По выходе из-за стола великий князь уводит меня в отдаленный небольшой салон, чтоб мы могли поговорить наедине. Он делится со мной своими тревогами и печалью.
- Император более, чем когда-либо, находится под влиянием императрицы. Ей удалось убедить его, что неприязненное отношение, которое распространяется против нее и которое, в несчастью, начинает захватывать и его, только заговор великих князей и салонный бунт. Это не может кончиться иначе, как трагедией... Вы знаете мои монархические взгляды и то, насколько священным является для меня император. Вы должны понять, как я страдаю от того, что происходит, и от того, что готовится...
По тону его слов, по его волнению, я вижу, что он в отчаянии от того, что его сын Димитрий замешан в прологе драмы. У него неожиданно вырывается:
- Не ужасно ли, что по всей империи жгут свечи перед иконой св. Димитрия и называют моего сына "освободителем России?"
Идея, что завтра его сын может быть объявлен царем, кажется, даже не приходит ему в голову. Он остается таким, каким он всегда был: вполне лояльным и рыцарски благородным.
Он рассказывает мне, что, узнав в Могилеве об убийстве Распутина, он сейчас вернулся с императором в Царское Село.
Прибыв на вокзал 31 декабря к концу дня, он застал на платформе принцессу Палей, которая сообщила ему, что Димитрий арестован в своем дворце в Петрограде. Он немедленно попросил аудиенцию у императора, который согласился принять его в тот же вечер в одиннадцать часов, но "только на пять минут", так как ему было очень некогда.
Введенный к своему августейшему племяннику, великий князь Павел энергично протестовал против ареста своего сына:
- Никто не имеет права арестовать великого князя без твоего формального приказа. Прикажи его освободить, прошу тебя... Неужели ты боишься, что он убежит?

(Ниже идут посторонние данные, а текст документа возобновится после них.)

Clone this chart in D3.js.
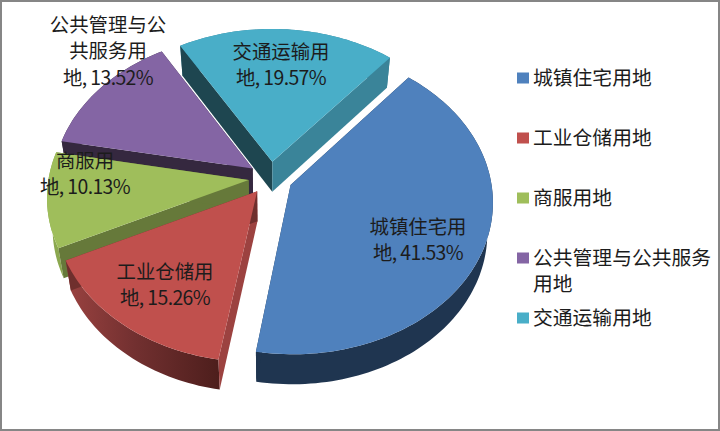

Император уклонился от всякого точного ответа и прекратил разговор.
На следующий день утром великий князь Павел отправился в Петроград обнять своего сына во дворце на Невском проспекте. Там он спросил его:
- Ты убил Распутина?
- Нет.
- Ты готов поклясться пред святой иконой Богородицы и над портретом твоей матери?
- Да.
Тогда великий князь Павел протянул ему икону Богородицы и портрет покойной в. к. Александры.
- Теперь, поклянись, что не ты убил Распутина.
- Клянусь.
Рассказывая мне это, великий князь был поистине трогателен в своем благородстве, наивности и достоинстве. Он закончил следующими словами:
- Я ничего больше не знаю о драме и ничего больше не хотел знать.
На обратном пути по железной дороге в Петроград, я разговариваю с г-жей П. обо всем, что сказал мне великий князь Павел:
- Я еще больше пессимистка, чем он, - заявляет она мне с сверкающими глазами. - Трагедия, которая готовится, будет не только династическим кризисом, это будет страшная революция, и мы не уйдем от нее... Попомните сделанное мною предсказание: катастрофа близка.
Я тогда цитирую зловещее пророчество, которое ослепление Людовика XVI и Марии Антуанеты внушило Мирабо уже в сентябре 1789 г.: "Все пропало. Король и королева погибнут; чернь будет издеваться над их трупами".
Она продолжает:
- Если б у нас был, по крайней мере, Мирабо!
Четверг, 25 января.
Самые преданные слуги царизма и даже некоторые из тех, кто обычно составляет общество царя и царицы, начинают приходить в ужас от оборота, какой принимают события.
Так, я узнаю из очень верного источника, что адмирал Нилов, генерал-адъютант императора и один из самых преданных его приближенных, имел недавно мужество открыть ему всю опасность положения; он дошел до того, что умолял удалить императрицу, как единственное остающееся еще средство спасти империю и династию. Николай II, обожающий свою жену и рыцарски благородный, отверг эту идею с резким негодованием:
- Императрица, - сказал он, - иностранка; у нее нет никого, кроме меня, для того, чтоб защитить ее. Ни в коем случае я ее не покину... Впрочем, все, в чем ее упрекают, неверно. На ее счет распространяют гнусные клеветы; но я сумею заставить ее уважать...
Вмешательство адмирала Нилова тем более поразительно, что до последнего времени он всегда был за императрицу. Он был большим приятелем с Распутиным и очень связан со всей его шайкой; он аккуратно являлся на знаменитые обеды по средам у финансиста Мануса: на нем, значит, лежит большая доля ответственности за презрение и позор, которые пали в настоящее время на императорский двор. Но, в сущности, это хороший человек и патриот: он видит, наконец, пропасть, открывающуюся перед Россией, и пытается, слишком поздно, очистить свою совесть.